Sous la forme d’une cage à treillis à jour, en bois et en bambous, voici le modèle de la factorerie hollandaise à Canton.

Dix-neuf tableaux peints sur glace font passer devant mes yeux des scènes de la vie chinoise : voici la manière de semer le riz et celle de cueillir le thé ; puis ce sont des vues de Canton, de Wampoo et de Macao ; c’est ensuite le camp où l’empereur passe la revue de ses troupes.

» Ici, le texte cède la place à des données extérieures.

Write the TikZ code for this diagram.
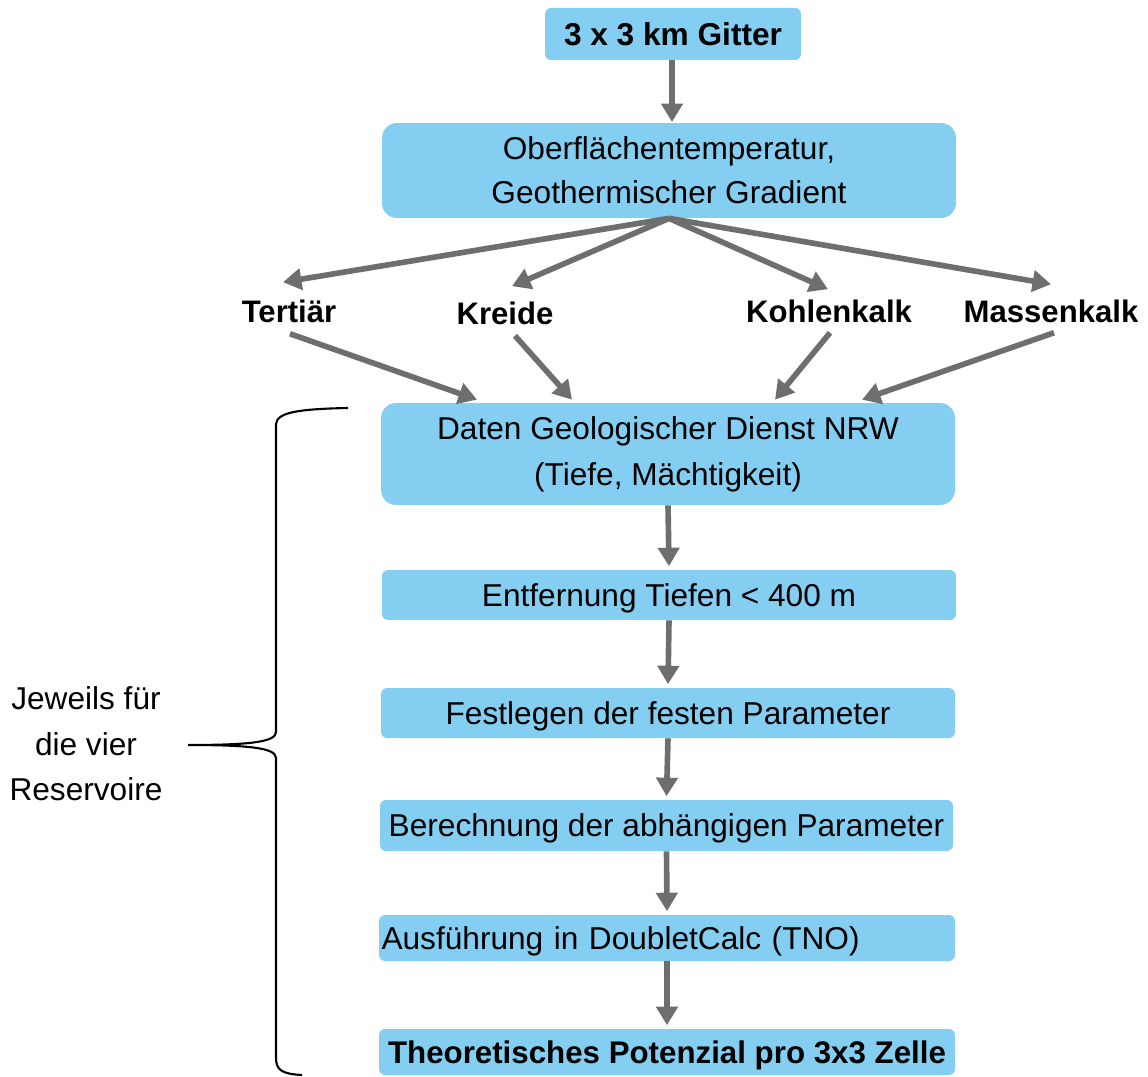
\documentclass[tikz,border=0pt]{standalone}
\usepackage{fontspec}
\setmainfont{Liberation Sans}
\usetikzlibrary{arrows.meta}
\definecolor{boxblue}{HTML}{84CEF2}
\definecolor{arrowgray}{HTML}{6E6E6E}
\begin{document}
\begin{tikzpicture}[x=0.02cm,y=-0.02cm,
  boxbase/.style={draw=none, fill=boxblue, inner sep=0pt, align=center,
    font=\fontsize{18}{25}\selectfont},
  smallbox/.style={boxbase, rounded corners=3.4pt, minimum width=11.48cm, minimum height=1.0cm,
    text height=12.9pt, text depth=0pt},
  bigbox/.style={boxbase, rounded corners=8.5pt, minimum width=11.48cm},
  lbl/.style={inner sep=0pt, font=\fontsize{17.7}{20}\selectfont\bfseries},
  flow/.style={draw=arrowgray, line width=3.2pt, -{Triangle[width=12pt,length=10.5pt]}},
  bracestyle/.style={draw=black, line width=1.2pt}
]
\useasboundingbox (0,0) rectangle (1148,1077);

% boxes
\node[smallbox, minimum width=5.12cm, minimum height=1.04cm, font=\fontsize{18}{21}\selectfont\bfseries] (gitter) at (673,34) {3 x 3 km Gitter};
\node[bigbox, minimum height=1.9cm, font=\fontsize{18}{25}\selectfont] (oberfl) at (669,170.5) {Oberflächentemperatur,\\Geothermischer Gradient};
\node[bigbox, minimum height=2.04cm, font=\fontsize{18}{26}\selectfont] (daten) at (668,454) {Daten Geologischer Dienst NRW\\(Tiefe, Mächtigkeit)};
\node[smallbox] (entf) at (669,595) {Entfernung Tiefen < 400 m};
\node[smallbox] (fest) at (668,713) {Festlegen der festen Parameter};
\node[smallbox, minimum width=11.46cm, minimum height=1.02cm] (berech) at (666.5,825.5) {Berechnung der abhängigen Parameter};
\node[smallbox, minimum width=11.52cm, minimum height=0.92cm, text width=11.42cm, align=left] (ausf) at (667,938) {Ausführung in DoubletCalc (TNO)};
\node[smallbox, minimum width=11.52cm, minimum height=0.92cm, font=\fontsize{17.8}{21}\selectfont\bfseries] (theo) at (667,1052) {Theoretisches Potenzial pro 3x3 Zelle};

% reservoir labels
\node[lbl] (tert) at (289,311) {Tertiär};
\node[lbl] (kreide) at (505,313) {Kreide};
\node[lbl] (kohlen) at (829,311) {Kohlenkalk};
\node[lbl] (massen) at (1051,311) {Massenkalk};

% side text
\node[inner sep=0pt, align=center, font=\fontsize{18}{26}\selectfont] (jeweils) at (86,744) {Jeweils für\\die vier\\Reservoire};

% vertical arrows
\draw[flow] (gitter.south -| 672,0) -- (672,122);
\draw[flow] (daten.south) -- ([yshift=2]entf.north);
\draw[flow] (entf.south) -- ([yshift=2]fest.north);
\draw[flow] (fest.south) -- ([yshift=2]berech.north);
\draw[flow] (berech.south) -- ([yshift=2]ausf.north);
\draw[flow] (ausf.south) -- ([yshift=2]theo.north);

% fan out
\draw[flow] (oberfl.south) -- ([shift={(-6,-17)}]tert.north);
\draw[flow] (oberfl.south) -- ([shift={(7,-15)}]kreide.north);
\draw[flow] (oberfl.south) -- ([shift={(-1,-10)}]kohlen.north);
\draw[flow] (oberfl.south) -- ([shift={(0,-15)}]massen.north);

% fan in
\draw[flow] ([shift={(1,11)}]tert.south) -- ([shift={(-191,-3)}]daten.north);
\draw[flow] ([shift={(10,11)}]kreide.south) -- ([shift={(-96,-3)}]daten.north);
\draw[flow] ([shift={(1,10)}]kohlen.south) -- ([shift={(107,-3)}]daten.north);
\draw[flow] ([shift={(3,10)}]massen.south) -- ([shift={(194,-3)}]daten.north);

% brace
\coordinate (btop) at (348,408);
\coordinate (btip) at (188,745);
\coordinate (bbot) at (302,1075);
\draw[bracestyle] (btop) .. controls (300,409) and (277,412) .. (276,424)
  -- (276,732) .. controls (276,742) and (250,745) .. (btip)
  (btip) .. controls (250,745) and (276,748) .. (276,758)
  -- (276,1058) .. controls (276,1070) and (282,1074) .. (bbot);
\end{tikzpicture}
\end{document}
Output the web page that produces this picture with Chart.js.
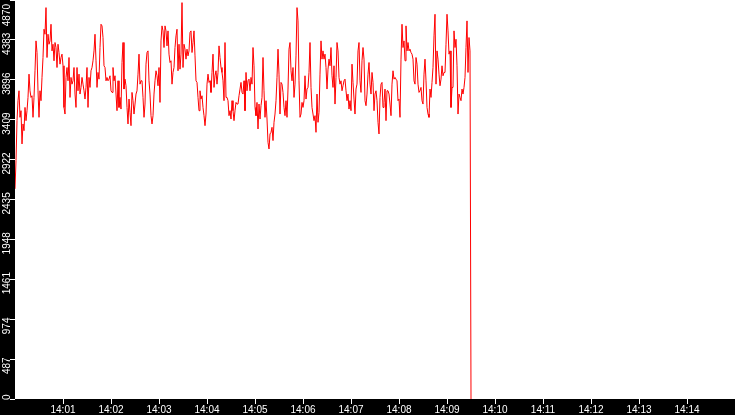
<!DOCTYPE html>
<html>
<head>
<meta charset="utf-8">
<script src="https://cdn.jsdelivr.net/npm/chart.js@4.4.1/dist/chart.umd.min.js"></script>
<style>
  html, body { margin: 0; padding: 0; background: #000; }
  #wrap { width: 735px; height: 415px; }
</style>
</head>
<body>
<div id="wrap"><canvas id="chart1" width="735" height="415"></canvas></div>
<script>
// samples start at 14:00:00, one every 1.25 s
const startHour = 14;
const stepSec = 1.25;
const yMax = 4870;
const yStep = 487;

const values = [
  2565, 2910, 3397, 3641, 3762, 3438, 3519, 3113, 3357, 3275, 3559, 3397, 3519, 3681, 3965, 3762, 3681, 3701, 3438, 3681,
  4006, 4371, 4229, 3762, 3438, 3762, 3641, 3925, 4168, 4513, 4452, 4777, 4168, 4452, 4330, 4371, 4574, 4249, 4330, 4128,
  4351, 4290, 4046, 4330, 4229, 4087, 4168, 4209, 4067, 3559, 3478, 3925, 4046, 3884, 4168, 3681, 3925, 3843, 3884, 4046,
  3722, 3559, 4046, 3762, 3965, 3722, 3803, 3925, 3843, 3762, 3661, 3803, 4046, 3559, 3925, 3803, 4006, 4046, 4128, 4249,
  4452,
  4128, 3803, 3986, 3904, 4290, 4574, 4554, 4412, 4067, 4046, 3884, 3925, 3884, 3904, 3945, 3762, 3742, 4046, 3884, 3945,
  3722, 3519, 3884, 3559, 3681, 3539, 4107, 4351, 3783, 3904, 3823, 3559, 3357, 3661, 3499, 3336, 3742, 3641, 3478, 3600,
  3722, 3762, 3965, 4209, 3843, 3884, 3884, 3681, 3438, 3600, 4087, 4229, 4249, 3884, 3722, 3458, 3357, 3458, 3722, 3884,
  4006, 3945, 3823, 4046, 3620, 4371, 4554, 4493, 4290, 4554, 4493, 4310, 4493, 4209, 4107, 4128, 3843, 3986, 4046,
  4290, 4432, 4513, 4006, 4330, 4026, 4209, 4838, 4046, 4330, 4270, 4148, 4270, 4188, 4249, 4473, 4493, 4229, 4351, 4493,
  4188, 3884, 3864, 3681, 3519, 3762, 3661, 3701, 3559, 3458, 3336, 3478, 3843, 3965, 3864, 3884, 3742, 3986, 4209, 3803,
  3945, 4006, 3843, 3986, 4310, 4168, 4046, 3986, 3884, 3641, 4351, 3681, 3681, 3641, 3458, 3519, 3417, 3641, 3519, 3397,
  3519, 3620, 3600, 3600, 3701, 3783, 3864, 3742, 3722, 3884, 3519, 3986, 3762, 3884, 3904, 3762, 3925, 3843, 4290, 4067,
  3559, 3458, 3620, 3296, 3600, 3417, 3580, 3681, 4168, 3762, 3438, 3641, 3417, 3133, 3052, 3235, 3255, 3316, 3154, 3377,
  3478, 3641, 3925, 4270, 3965, 3478, 3864, 3843, 3742, 3559, 3458, 3641, 3438, 3783, 4270, 4351, 4006, 3884, 4046, 3681,
  3843, 4188, 4777, 4615, 3884, 3438, 3478, 3620, 3559, 3641, 3945, 3661, 3783, 3803, 3986, 4351, 3803, 3559, 3478, 3397,
  3458, 3255, 3722, 3377, 3499, 3965, 4371, 4148, 4249, 4148, 4209, 4046, 3783, 4026, 4148, 4067, 4290, 3945, 3803, 4067,
  3600, 3925, 4351, 4249, 3925, 3843, 3884, 3762, 3823, 3884, 3904, 3762, 3641, 3722, 3539, 3641, 3519, 4087, 3864, 3661,
  3478, 3783, 3843, 4249, 4351, 3884, 3742, 4128, 4290, 4148, 3641, 3580, 3722, 3965, 4107, 3843, 3722, 3986, 3864, 3519,
  3722, 3762, 3641, 3377, 3235, 3681, 3843, 3864, 3559, 3620, 3783, 3397, 3762, 3762, 3722, 3600, 3458, 3843, 4006, 3904,
  3925, 3904, 3884, 3641, 3661, 3438, 4148, 4574, 4290, 4371, 4128, 4554, 4249, 4351, 4249, 4270, 4229, 4209, 4148, 3884,
  3843, 4168, 4087, 3843, 3742, 3762, 3803, 3641, 3600, 3965, 4148, 3884, 3559, 3478, 3438, 3783, 3681, 3864, 4046, 4432,
  4696, 3843, 4249, 4148, 3965, 3823, 3904, 4067, 3945, 3986, 3986, 4330, 4696, 4493, 4209, 4249, 3559, 3803, 3803, 4493,
  4290, 4391, 4067, 3478, 3722, 3681, 3641, 3783, 3722, 3803, 3925, 4290, 4615, 3986, 4412, 4249, 0
];

const points = values.map((v, i) => ({ x: i * stepSec, y: v }));

const fontFamily = '"Liberation Sans", Arial, sans-serif';

// black frame, white plot area
const frame = {
  id: 'frame',
  beforeDraw(chart) {
    const { ctx, chartArea: a } = chart;
    ctx.save();
    ctx.fillStyle = '#000';
    ctx.fillRect(0, 0, chart.width, chart.height);
    ctx.fillStyle = '#fff';
    ctx.fillRect(a.left, a.top, a.right - a.left, a.bottom - a.top);
    ctx.restore();
  },
  // rotated value labels, reading upwards, starting just below each tick
  afterDraw(chart) {
    const { ctx } = chart;
    const ys = chart.scales.y;
    ctx.save();
    ctx.font = '10px ' + fontFamily;
    ctx.fillStyle = '#fff';
    ys.ticks.forEach(t => {
      const p = ys.getPixelForValue(t.value);
      const label = String(t.value);
      const w = ctx.measureText(label).width;
      let start = Math.min(p + 15, ys.bottom + 1);
      start = Math.max(start, w + 4);
      ctx.save();
      ctx.translate(10, start);
      ctx.rotate(-Math.PI / 2);
      ctx.textAlign = 'left';
      ctx.textBaseline = 'alphabetic';
      ctx.fillText(label, 0, 0);
      ctx.restore();
    });
    ctx.restore();
  }
};

const config = {
  type: 'line',
  data: {
    datasets: [{
      data: points,
      borderColor: '#ff0000',
      borderWidth: 1,
      pointRadius: 0,
      tension: 0,
      fill: false
    }]
  },
  options: {
    responsive: false,
    animation: false,
    devicePixelRatio: 1,
    layout: { padding: 0 },
    plugins: {
      legend: { display: false },
      tooltip: { enabled: false }
    },
    scales: {
      x: {
        type: 'linear',
        min: 0,
        max: 900,
        afterBuildTicks(scale) {
          scale.ticks = scale.ticks.filter(t => t.value > 0 && t.value < 900);
        },
        afterFit(scale) { scale.height = 16; },
        border: { display: false },
        grid: {
          drawOnChartArea: false,
          drawTicks: true,
          tickLength: 5,
          color: '#fff'
        },
        ticks: {
          stepSize: 60,
          autoSkip: false,
          maxRotation: 0,
          padding: 0,
          color: '#fff',
          font: { family: fontFamily, size: 10 },
          callback: v => startHour + ':' + String(v / 60).padStart(2, '0')
        }
      },
      y: {
        min: 0,
        max: yMax,
        afterFit(scale) { scale.width = 15; },
        border: { display: false },
        grid: {
          drawOnChartArea: false,
          drawTicks: true,
          tickLength: 5,
          color: '#fff'
        },
        ticks: {
          stepSize: yStep,
          display: false
        }
      }
    }
  },
  plugins: [frame]
};

const ctx1 = document.getElementById('chart1').getContext('2d');
const chart1 = new Chart(ctx1, config);
</script>
</body>
</html>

Je regarde attentivement une collection que tous nos médecins d’Europe devraient aller étudier : ce sont cinq cents petites boîtes de plomb renfermant autant de simples très-rares que les Chinois emploient dans l’art de guérir.

Le Salon du Dairo, empereur ecclésiastique du Japon, captive par sa pompe. Là sont les bizarres figures de l’empereur et de l’impératrice, des gardes du corps, des musiciens, des généraux en appareil de guerre, des prêtres en habits sacerdotaux ; deux vases à encens sont suspendus à des cordes de soie. Cet ensemble est enchâssé dans une armoire de Mahoni ; au-dessus sont les armoiries de l’empereur de Chine, dans un cadre à glace.

Voici un palanquin de mandarin de première classe, tout doré à l’intérieur.

Dans une cassette est l’attirail complet d’une chasse impériale au faucon.

Je ne puis me détacher de certains plans de villes, et des cartes qui déroulent devant moi des terres si lointaines et si peu connues. C’est le plan de Jedo, capitale de l’empereur temporel du Japon, puis celui de Miako, résidence de l’empereur spirituel ; c’est ensuite une carte de tout l’empire, dessinée par des Japonais.

J’abandonne ces vestiges d’une si étrange civilisation, et je traverse rapidement la salle consacrée aux reliques historiques des hommes célèbres ; je touche, en passant, la houppe du lit de Pierre le Grand, de son pauvre lit de charpentier à Saardam !

La soirée promet d’être magnifique : je dis adieu à la Haye, après en avoir parcouru de nouveau en voiture les plus riants quartiers ; je me fais conduire au chemin de fer qui mène à Leyde. Étendue dans le large fauteuil d’un wagon, je repose agréablement mes yeux sur l’éternelle verdure de la campagne hollandaise. Bientôt Leyde m’apparaît au son d’une musique militaire et des chants de fête qui s’élèvent dans ses jolis faubourgs. Des festons de lanternes chinoises reflètent leurs feux de mille couleurs dans le Rhin. On danse en plein air, et quelques pétards, joyeux précurseurs d’un feu d’artifice, se font entendre. Leyde fête aussi l’anniversaire de la naissance du prince d’Orange. J’aime cette entrée joyeuse dans cette ville d’université, où les étudiants sont tapageurs et toutes les jeunes filles un peu coquettes.

  1. M. Holtrop a bien voulu les copier pour moi.
  2. Le même qui vient d’accompagner en France la reine des Pays-Bas.